What limescale does to boilers and fittings

A water softener is a device fitted to your incoming mains supply that removes the dissolved minerals responsible for hard water, chiefly calcium and magnesium.

Limescale is the white, crusty residue you see around taps, on shower heads and inside kettles. It feels harmless, but inside heating systems it behaves like an insulating layer. A thin coating of scale on a heat exchanger or immersion element forces the system to use more energy to reach the same temperature, because the scale slows the transfer of heat into the water.
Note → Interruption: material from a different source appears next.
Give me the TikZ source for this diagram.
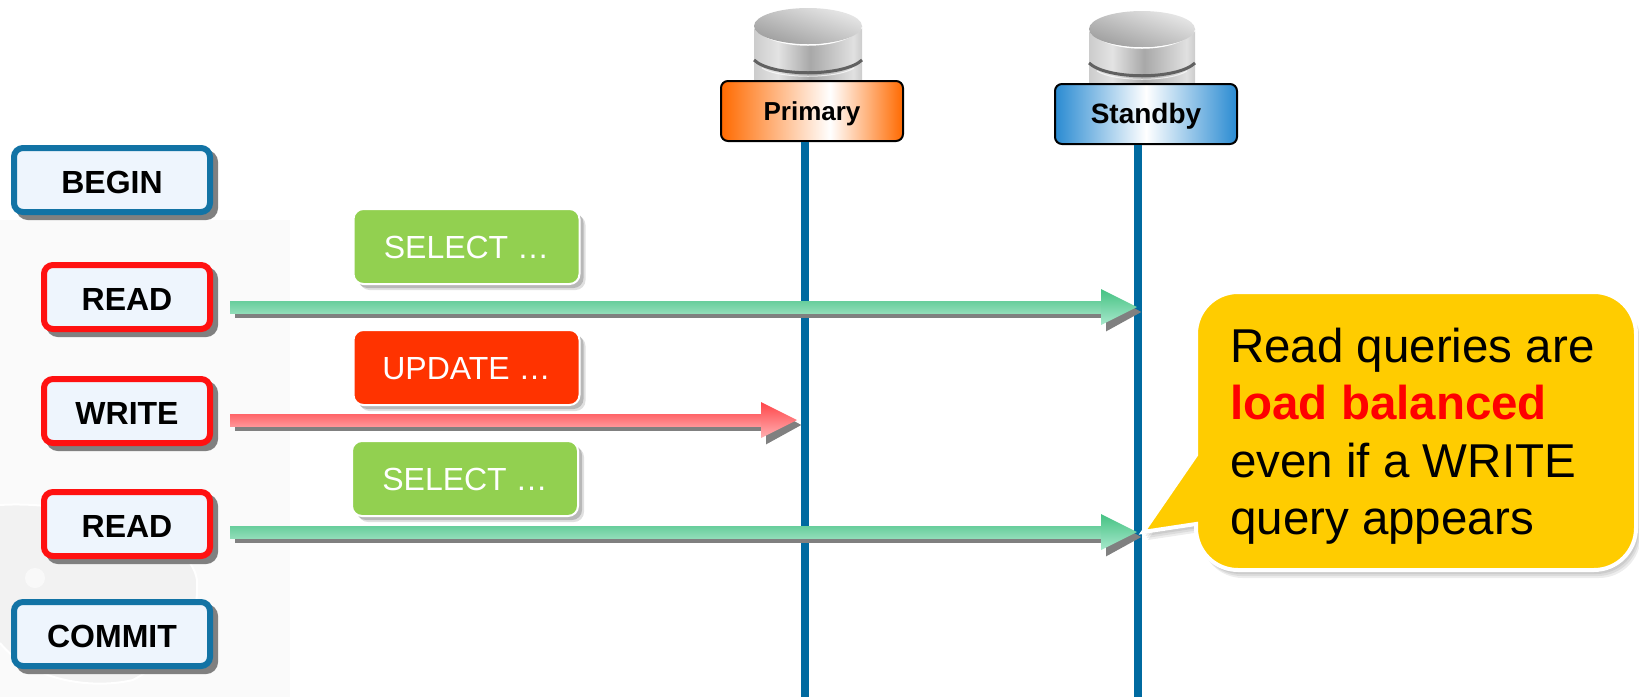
\documentclass[tikz,border=0pt]{standalone}
\usepackage{fontspec}
\setmainfont{Liberation Sans}
\usetikzlibrary{arrows.meta, calc, shadows}

\definecolor{lifeblue}{HTML}{006AA0}
\definecolor{txnblue}{HTML}{1273A5}
\definecolor{opred}{HTML}{FF1111}
\definecolor{boxfill}{HTML}{EEF5FD}
\definecolor{shadowgrey}{HTML}{808080}
\definecolor{primaryorange}{HTML}{FF6A00}
\definecolor{standbyblue}{HTML}{2A8BD2}
\definecolor{selectgreen}{HTML}{92D050}
\definecolor{updatered}{HTML}{FF3300}
\definecolor{notegold}{HTML}{FFCC00}
\definecolor{readtop}{HTML}{68CE9C}
\definecolor{readbottom}{HTML}{90DDB8}
\definecolor{readheadtop}{HTML}{45C283}
\definecolor{readheadbottom}{HTML}{A8E8CC}
\definecolor{writetop}{HTML}{FF6468}
\definecolor{writebottom}{HTML}{FF9497}
\definecolor{writeheadtop}{HTML}{FF4549}
\definecolor{writeheadbottom}{HTML}{FFB0B2}

\pgfdeclarehorizontalshading{primaryfill}{100bp}{color(0bp)=(primaryorange); color(25bp)=(primaryorange); color(55bp)=(white); color(75bp)=(primaryorange); color(100bp)=(primaryorange)}
\pgfdeclarehorizontalshading{standbyfill}{100bp}{color(0bp)=(standbyblue); color(25bp)=(standbyblue); color(50bp)=(white); color(75bp)=(standbyblue); color(100bp)=(standbyblue)}
\pgfdeclarehorizontalshading{diskfill}{100bp}{gray(0bp)=(0.80); gray(25bp)=(0.80); gray(36bp)=(0.89); gray(51bp)=(0.66); gray(71bp)=(0.88); gray(75bp)=(0.80); gray(100bp)=(0.80)}

% one arrow: grey shadow, then the shaded shaft and head
\newcommand{\queryarrow}[6]{
    \draw[arrowshadow] (#1) -- (#2);
    \shade[top color=#3, bottom color=#4] ($(#1)+(0,-6)$) -- ($(#2)+(-36,-6)$) -- ($(#2)+(-36,6)$) -- ($(#1)+(0,6)$) -- cycle;
    \shade[top color=#5, bottom color=#6] ($(#2)+(-36,-18)$) -- (#2) -- ($(#2)+(-36,18)$) -- cycle;
}
\newcommand{\notepath}{(1143,532) -- (1196,455) [rounded corners=42pt] -- (1196,292) -- (1636,292) -- (1636,570) -- (1196,570) [sharp corners] -- (1196,524) -- cycle}

\begin{document}
\begin{tikzpicture}[x=1pt, y=-1pt,
    txn/.style={draw=txnblue, line width=6pt, rounded corners=9pt, fill=boxfill, minimum height=64pt, text height=26pt, text depth=0pt, inner sep=0pt,
        font=\fontsize{32}{38}\selectfont\bfseries, drop shadow={shadow xshift=5pt, shadow yshift=-5pt, fill=shadowgrey, draw=shadowgrey, opacity=1}},
    txnop/.style={txn, draw=opred},
    query/.style={draw=white, line width=2pt, rounded corners=10pt, text=white, minimum width=226pt, minimum height=75pt, text height=23pt, text depth=0pt, inner sep=0pt,
        font=\fontsize{32}{38}\selectfont,
        drop shadow={shadow xshift=6pt, shadow yshift=-6pt, fill=black, opacity=.12},
        drop shadow={shadow xshift=4pt, shadow yshift=-4pt, fill=black, opacity=.18}},
    server/.style={draw=black, line width=2pt, rounded corners=7pt, minimum width=182pt, minimum height=60pt, text height=19pt, text depth=0pt, inner sep=0pt,
        font=\bfseries},
    lifeline/.style={draw=lifeblue, line width=8pt},
    arrowshadow/.style={draw=shadowgrey, line width=12pt, -{Triangle[length=36pt, width=36pt]}, transform canvas={xshift=5pt, yshift=-5pt}}]
    \useasboundingbox (0,0) rectangle (1639,697);

    % faint slide background
    \fill[black!2] (0,220) rectangle (290,697);
    \draw[white, line width=2pt, fill=black!5] (0,505) .. controls (70,500) and (190,530) .. (197,580) .. controls (200,630) and (170,660) .. (133,680) .. controls (90,690) and (30,680) .. (0,643);
    \fill[white, opacity=.6] (35,578) circle (10);

    % disks
    \foreach \cx/\cy/\rx in {808/26/54, 1142/29/53} {
        \shade[shading=diskfill] (\cx-\rx,\cy) rectangle (\cx+\rx,\cy+58);
        \draw[black!62, line width=3pt] (\cx-\rx,\cy+34) .. controls (\cx-\rx+18,\cy+51) and (\cx+\rx-18,\cy+51) .. (\cx+\rx,\cy+34);
        \draw[white, opacity=.7, line width=1pt] (\cx-\rx+8,\cy+42) .. controls (\cx-\rx+25,\cy+53) and (\cx+\rx-25,\cy+53) .. (\cx+\rx-8,\cy+42);
        \draw[white, line width=1.5pt] (\cx-\rx,\cy+1) .. controls (\cx-\rx+18,\cy+25) and (\cx+\rx-18,\cy+25) .. (\cx+\rx,\cy+1);
        \shade[left color=black!9, right color=black!38, shading angle=-20] (\cx,\cy) ellipse [x radius=\rx, y radius=18];
    }

    \draw (812,111) node[server, shade, shading=primaryfill, font=\fontsize{26}{31}\selectfont\bfseries] (primary) {Primary};
    \draw (1146,114) node[server, shade, shading=standbyfill, font=\fontsize{28}{33}\selectfont\bfseries] (standby) {Standby};

    \coordinate (primaryend) at (805,697);
    \coordinate (standbyend) at (1138,697);
    \draw[lifeline] (primary.south -| primaryend) -- (primaryend);
    \draw[lifeline] (standby.south -| standbyend) -- (standbyend);

    \draw (112,180) node[txn, minimum width=196pt] (begin) {BEGIN};
    \draw (127,297) node[txnop, minimum width=166pt] (readone) {READ};
    \draw (127,411) node[txnop, minimum width=166pt] (write) {WRITE};
    \draw (127,524) node[txnop, minimum width=166pt] (readtwo) {READ};
    \draw (112,634) node[txn, minimum width=196pt] (commit) {COMMIT};

    \draw (466.5,246.5) node[query, fill=selectgreen] (selectone) {SELECT …};
    \draw (466.5,367.5) node[query, fill=updatered] (update) {UPDATE …};
    \draw (465,478.5) node[query, fill=selectgreen] (selecttwo) {SELECT …};

    \coordinate (readonestart) at (230,307);
    \coordinate (readoneend) at (1137,307);
    \coordinate (writestart) at (230,420);
    \coordinate (writeend) at (797,420);
    \coordinate (readtwostart) at (230,532);
    \coordinate (readtwoend) at (1137,532);
    \queryarrow{readonestart}{readoneend}{readtop}{readbottom}{readheadtop}{readheadbottom}
    \queryarrow{writestart}{writeend}{writetop}{writebottom}{writeheadtop}{writeheadbottom}
    \queryarrow{readtwostart}{readtwoend}{readtop}{readbottom}{readheadtop}{readheadbottom}

    % callout with its soft shadow
    \foreach \s in {2,4,6,8} {
        \fill[black, opacity=.07, xshift=0.6*\s pt, yshift=-\s pt] \notepath;
    }
    \draw[white, line width=4pt, fill=notegold] \notepath;
    \draw (1230,436) node[anchor=west, align=left, inner sep=0pt, font=\fontsize{47.5}{57.5}\selectfont] (note) {Read queries are\\{\color{red}\bfseries load balanced}\\even if a WRITE\\query appears};
\end{tikzpicture}
\end{document}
The effects build up gradually:

  • Reduced efficiency. Scale on a boiler's heat exchanger or on an immersion heater means more fuel is burned, or more electricity drawn, for the same amount of hot water.
  • Restricted flow. Scale narrows the bore of pipes and clogs the small jets in shower heads and mixer taps, weakening the flow.
  • Component wear. Valves, washers and the moving parts inside cisterns and dishwashers wear faster when grit-like scale is present.
  • Noisy or failing appliances. Kettles, washing machines and dishwashers scale up internally, which shortens their working life.

In a combination boiler, scale forming in the narrow waterways that produce hot water on demand is a particular concern, because those passages are easily restricted. This can show up as fluctuating temperatures or a banging, kettling noise as trapped water overheats. Repairs and replacements arising from scale are an indirect cost, on top of the everyday energy penalty.
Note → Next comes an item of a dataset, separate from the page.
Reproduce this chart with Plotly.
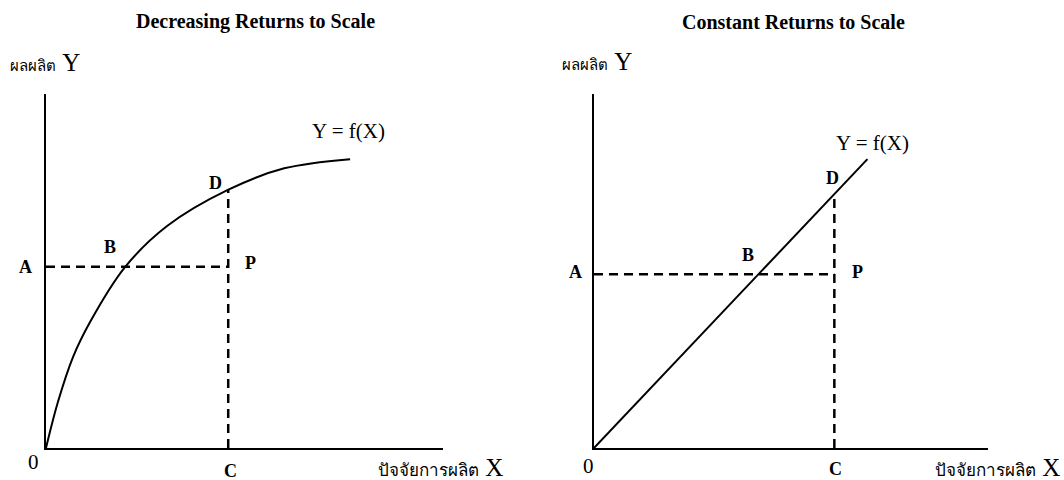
import plotly.graph_objects as go
from plotly.subplots import make_subplots

# decreasing returns: production curve
dec_x = [0, 0.3, 0.68, 1.11, 1.99, 3.05, 4.58, 6.0, 7.66]
dec_y = [0, 1.3, 2.57, 3.56, 5.11, 6.27, 7.29, 7.9, 8.16]
dec_C = 4.59
dec_A = 5.12
dec_D = 7.30

# constant returns: straight line
con_x = [0, 6.94]
con_y = [0, 8.16]
con_C = 6.10
con_A = 4.91
con_D = 7.17

titles = ["Decreasing Returns to Scale", "Constant Returns to Scale"]

W, H = 1064, 480
SERIF = "Liberation Serif, Times New Roman, serif"

fig = make_subplots(rows=1, cols=2)

line = dict(color="black", width=2)
dash = dict(color="black", width=2.5, dash="9px,6px")

fig.add_trace(go.Scatter(x=dec_x, y=dec_y, mode="lines",
                         line=dict(color="black", width=2, shape="spline", smoothing=1)), 1, 1)
fig.add_trace(go.Scatter(x=[0, dec_C], y=[dec_A, dec_A], mode="lines", line=dash), 1, 1)
fig.add_trace(go.Scatter(x=[dec_C, dec_C], y=[0, dec_D], mode="lines", line=dash), 1, 1)

fig.add_trace(go.Scatter(x=con_x, y=con_y, mode="lines", line=line), 1, 2)
fig.add_trace(go.Scatter(x=[0, con_C], y=[con_A, con_A], mode="lines", line=dash), 1, 2)
fig.add_trace(go.Scatter(x=[con_C, con_C], y=[0, con_D], mode="lines", line=dash), 1, 2)

ax = dict(range=[0, 10], showgrid=False, zeroline=False, showticklabels=False,
          ticks="", showline=True, linecolor="black", linewidth=2, fixedrange=True)
fig.update_xaxes(**ax)
fig.update_yaxes(**ax)
fig.update_layout(
    xaxis=dict(domain=[46 / W, 443 / W]),
    xaxis2=dict(domain=[594 / W, 988 / W]),
    yaxis=dict(domain=[(H - 448) / H, (H - 94) / H]),
    yaxis2=dict(domain=[(H - 448) / H, (H - 94) / H]),
)


def lab(text, px, py, size=18, bold=True):
    # position given in page pixels
    fig.add_annotation(text=f"<b>{text}</b>" if bold else text,
                       x=px / W, y=1 - py / H, xref="paper", yref="paper",
                       xanchor="center", yanchor="middle", showarrow=False,
                       font=dict(family=SERIF, size=size, color="black"))


# left panel labels
lab("A", 25, 267)
lab("B", 110, 247)
lab("D", 215, 183)
lab("P", 250, 263)
lab("C", 230, 471)
lab("0", 33, 462, size=21, bold=False)
lab("Y = f(X)", 348, 131, size=21, bold=False)

# right panel labels
lab("A", 575, 272)
lab("B", 748, 255)
lab("D", 832, 178)
lab("P", 857, 272)
lab("C", 835, 469)
lab("0", 588, 466, size=21, bold=False)
lab("Y = f(X)", 872, 143, size=21, bold=False)

# titles and axis names
lab(titles[0], 255, 22, size=20)
lab(titles[1], 793, 22, size=20)
ylab = "<span style='font-size:15px'>ผลผลิต</span> Y"
xlab = "<span style='font-size:17px'>ปัจจัยการผลิต</span> X"
lab(ylab, 45, 63, size=25, bold=False)
lab(ylab, 597, 62, size=25, bold=False)
lab(xlab, 440, 467, size=25, bold=False)
lab(xlab, 997, 467, size=25, bold=False)

fig.update_layout(width=W, height=H, margin=dict(l=0, r=0, t=0, b=0),
                  showlegend=False, plot_bgcolor="white", paper_bgcolor="white")

fig.write_html("out.html", config={"displayModeBar": False},
               post_script="document.body.style.margin='0';")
It is worth distinguishing a softener from a scale inhibitor. An inhibitor — sometimes an electronic or magnetic device, sometimes a chemical dosing unit fitted to the pipe — aims to alter how scale crystals form so they are less likely to stick to surfaces. Inhibitors do not remove the minerals; the water remains hard. They are typically cheaper and smaller, and are often fitted to protect a single boiler. A softener, by contrast, removes the hardness minerals altogether, so the benefit extends to every outlet downstream of the unit. The two approaches solve overlapping but different problems, and which is appropriate depends on what you are trying to protect.

How an ion-exchange softener works

An ion-exchange softener is the most widely used domestic type. It works by swapping the minerals that cause hardness for ones that do not. Inside the unit is a tank packed with thousands of tiny resin beads. As hard water passes through, the beads attract and hold on to the calcium and magnesium ions, releasing harmless sodium ions in their place. The water that leaves the tank is soft — it no longer carries the minerals that form scale.
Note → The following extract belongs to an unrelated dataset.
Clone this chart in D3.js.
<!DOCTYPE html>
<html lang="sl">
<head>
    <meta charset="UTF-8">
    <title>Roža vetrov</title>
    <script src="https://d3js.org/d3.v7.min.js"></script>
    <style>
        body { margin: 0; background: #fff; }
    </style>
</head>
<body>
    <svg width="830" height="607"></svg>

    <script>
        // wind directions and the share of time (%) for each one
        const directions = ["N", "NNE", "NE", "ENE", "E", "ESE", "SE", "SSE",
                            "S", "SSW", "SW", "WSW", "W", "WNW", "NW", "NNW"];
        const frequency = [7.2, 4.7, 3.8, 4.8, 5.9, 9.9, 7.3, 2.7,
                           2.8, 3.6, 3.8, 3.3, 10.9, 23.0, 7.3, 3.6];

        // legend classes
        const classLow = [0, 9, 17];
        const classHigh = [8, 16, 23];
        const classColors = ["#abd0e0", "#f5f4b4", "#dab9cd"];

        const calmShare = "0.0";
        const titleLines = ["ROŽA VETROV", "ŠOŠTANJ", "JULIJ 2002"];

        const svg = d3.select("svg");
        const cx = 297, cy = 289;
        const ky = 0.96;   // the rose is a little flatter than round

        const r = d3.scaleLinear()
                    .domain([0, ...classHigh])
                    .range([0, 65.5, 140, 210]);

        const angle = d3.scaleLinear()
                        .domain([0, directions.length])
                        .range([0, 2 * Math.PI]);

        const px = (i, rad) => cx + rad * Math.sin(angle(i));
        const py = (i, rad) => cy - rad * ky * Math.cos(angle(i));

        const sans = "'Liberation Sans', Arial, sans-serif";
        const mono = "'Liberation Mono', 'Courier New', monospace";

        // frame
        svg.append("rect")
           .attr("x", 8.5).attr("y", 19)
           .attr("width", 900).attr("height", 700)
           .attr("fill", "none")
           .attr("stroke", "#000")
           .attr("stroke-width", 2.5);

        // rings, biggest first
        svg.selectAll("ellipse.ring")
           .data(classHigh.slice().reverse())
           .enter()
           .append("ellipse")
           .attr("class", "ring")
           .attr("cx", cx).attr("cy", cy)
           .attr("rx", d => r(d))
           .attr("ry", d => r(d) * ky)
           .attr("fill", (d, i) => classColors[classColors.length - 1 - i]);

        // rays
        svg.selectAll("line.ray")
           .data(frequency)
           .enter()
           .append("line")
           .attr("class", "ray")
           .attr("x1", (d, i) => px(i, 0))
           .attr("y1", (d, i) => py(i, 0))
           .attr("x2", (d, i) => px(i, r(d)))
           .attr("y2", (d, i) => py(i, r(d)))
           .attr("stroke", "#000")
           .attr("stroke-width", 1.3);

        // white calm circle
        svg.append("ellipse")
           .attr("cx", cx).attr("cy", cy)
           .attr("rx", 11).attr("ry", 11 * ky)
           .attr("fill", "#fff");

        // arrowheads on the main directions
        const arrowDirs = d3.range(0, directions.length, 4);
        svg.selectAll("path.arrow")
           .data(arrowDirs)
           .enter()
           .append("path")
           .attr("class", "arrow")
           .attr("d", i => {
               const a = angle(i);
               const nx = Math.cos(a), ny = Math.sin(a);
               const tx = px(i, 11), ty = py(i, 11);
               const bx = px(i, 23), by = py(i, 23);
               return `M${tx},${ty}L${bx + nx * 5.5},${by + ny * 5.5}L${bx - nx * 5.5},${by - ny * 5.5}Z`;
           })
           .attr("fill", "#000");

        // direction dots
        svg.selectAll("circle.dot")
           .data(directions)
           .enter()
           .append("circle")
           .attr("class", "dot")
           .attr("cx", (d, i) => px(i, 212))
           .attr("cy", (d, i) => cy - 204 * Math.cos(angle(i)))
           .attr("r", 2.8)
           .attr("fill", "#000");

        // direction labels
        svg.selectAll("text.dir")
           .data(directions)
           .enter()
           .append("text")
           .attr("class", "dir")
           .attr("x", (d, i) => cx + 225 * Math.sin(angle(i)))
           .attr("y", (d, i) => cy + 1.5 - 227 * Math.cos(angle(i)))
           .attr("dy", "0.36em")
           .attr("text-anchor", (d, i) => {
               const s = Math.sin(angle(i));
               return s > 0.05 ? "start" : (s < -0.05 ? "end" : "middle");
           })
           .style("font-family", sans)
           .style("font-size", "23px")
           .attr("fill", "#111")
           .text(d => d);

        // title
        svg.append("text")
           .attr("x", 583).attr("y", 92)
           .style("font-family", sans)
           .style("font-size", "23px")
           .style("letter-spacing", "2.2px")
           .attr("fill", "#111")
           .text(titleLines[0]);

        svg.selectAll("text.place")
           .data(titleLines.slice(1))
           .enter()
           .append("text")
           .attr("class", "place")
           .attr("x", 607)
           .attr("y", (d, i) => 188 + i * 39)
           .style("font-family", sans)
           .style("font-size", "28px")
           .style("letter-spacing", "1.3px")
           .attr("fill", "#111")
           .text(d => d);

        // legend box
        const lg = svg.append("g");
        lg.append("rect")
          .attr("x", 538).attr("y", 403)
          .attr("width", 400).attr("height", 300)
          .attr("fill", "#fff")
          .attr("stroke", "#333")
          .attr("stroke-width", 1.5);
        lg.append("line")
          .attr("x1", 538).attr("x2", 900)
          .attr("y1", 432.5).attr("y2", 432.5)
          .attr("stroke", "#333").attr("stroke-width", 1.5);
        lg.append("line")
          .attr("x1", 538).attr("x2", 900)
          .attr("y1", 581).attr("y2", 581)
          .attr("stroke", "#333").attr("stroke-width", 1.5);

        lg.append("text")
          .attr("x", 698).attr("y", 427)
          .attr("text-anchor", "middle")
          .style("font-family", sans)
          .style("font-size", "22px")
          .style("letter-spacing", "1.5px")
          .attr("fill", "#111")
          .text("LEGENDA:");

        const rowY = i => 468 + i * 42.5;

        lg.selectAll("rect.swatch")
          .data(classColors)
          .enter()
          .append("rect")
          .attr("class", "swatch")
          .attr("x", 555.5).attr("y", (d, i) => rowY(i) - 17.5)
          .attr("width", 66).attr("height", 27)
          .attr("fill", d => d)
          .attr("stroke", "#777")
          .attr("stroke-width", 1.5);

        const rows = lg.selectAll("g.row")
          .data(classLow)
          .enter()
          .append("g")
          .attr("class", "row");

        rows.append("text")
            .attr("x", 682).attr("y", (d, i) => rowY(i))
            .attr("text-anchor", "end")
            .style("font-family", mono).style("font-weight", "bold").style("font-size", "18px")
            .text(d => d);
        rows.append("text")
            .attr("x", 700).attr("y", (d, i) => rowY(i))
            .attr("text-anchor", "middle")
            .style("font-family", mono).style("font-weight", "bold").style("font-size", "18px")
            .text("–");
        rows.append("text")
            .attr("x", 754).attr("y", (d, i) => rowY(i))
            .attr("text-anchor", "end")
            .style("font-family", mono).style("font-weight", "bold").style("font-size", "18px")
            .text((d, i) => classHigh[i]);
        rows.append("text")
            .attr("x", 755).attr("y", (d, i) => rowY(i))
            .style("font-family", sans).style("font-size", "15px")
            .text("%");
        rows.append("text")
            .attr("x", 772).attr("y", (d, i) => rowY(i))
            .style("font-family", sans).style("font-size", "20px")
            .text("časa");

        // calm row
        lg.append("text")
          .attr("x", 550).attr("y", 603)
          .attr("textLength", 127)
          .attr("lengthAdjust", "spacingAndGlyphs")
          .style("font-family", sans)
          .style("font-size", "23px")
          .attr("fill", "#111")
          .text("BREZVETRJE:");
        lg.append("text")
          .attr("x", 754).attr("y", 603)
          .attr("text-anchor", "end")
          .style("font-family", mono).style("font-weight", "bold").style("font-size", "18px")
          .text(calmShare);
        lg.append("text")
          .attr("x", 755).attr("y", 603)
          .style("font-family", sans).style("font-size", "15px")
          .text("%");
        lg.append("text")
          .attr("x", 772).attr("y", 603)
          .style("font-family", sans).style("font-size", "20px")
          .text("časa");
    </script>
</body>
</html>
"Ion exchange" simply means trading one type of charged particle for another. The resin beads have a limited capacity, so after they have collected a certain amount of calcium and magnesium they need to be cleaned out, a process called regeneration. The softener flushes the resin with a strong salt (sodium chloride) solution, which strips the trapped minerals off the beads and washes them to the drain. The beads are then ready to soften again. This is why these units have a brine tank that needs topping up with softener salt, usually as blocks or tablets.

Most modern softeners regenerate automatically, either on a timer or, more efficiently, by metering how much water has actually been used. Twin-tank designs keep one tank softening while the other regenerates, so soft water is available continuously. A unit is normally plumbed in close to where the mains enters the property, often near the kitchen, and a non-softened branch is usually retained to feed a drinking tap and any outside tap, since softened water has a slightly higher sodium content and is not recommended for making up infant feed.

Softeners need a few things to work well: space near the stop valve, a nearby drain for the regeneration waste, a power supply for metered models, and regular salt. They use a modest amount of water and salt each cycle. Against that, scale stops forming throughout the house, appliances stay cleaner inside, and soap and detergents lather more readily, so less is needed. Whether the running costs are justified depends on how hard your local supply is and how much you value the reduced scale and easier cleaning. Checking your published hardness figure first, then weighing a softener against a simpler scale inhibitor, is a sensible way to approach the decision.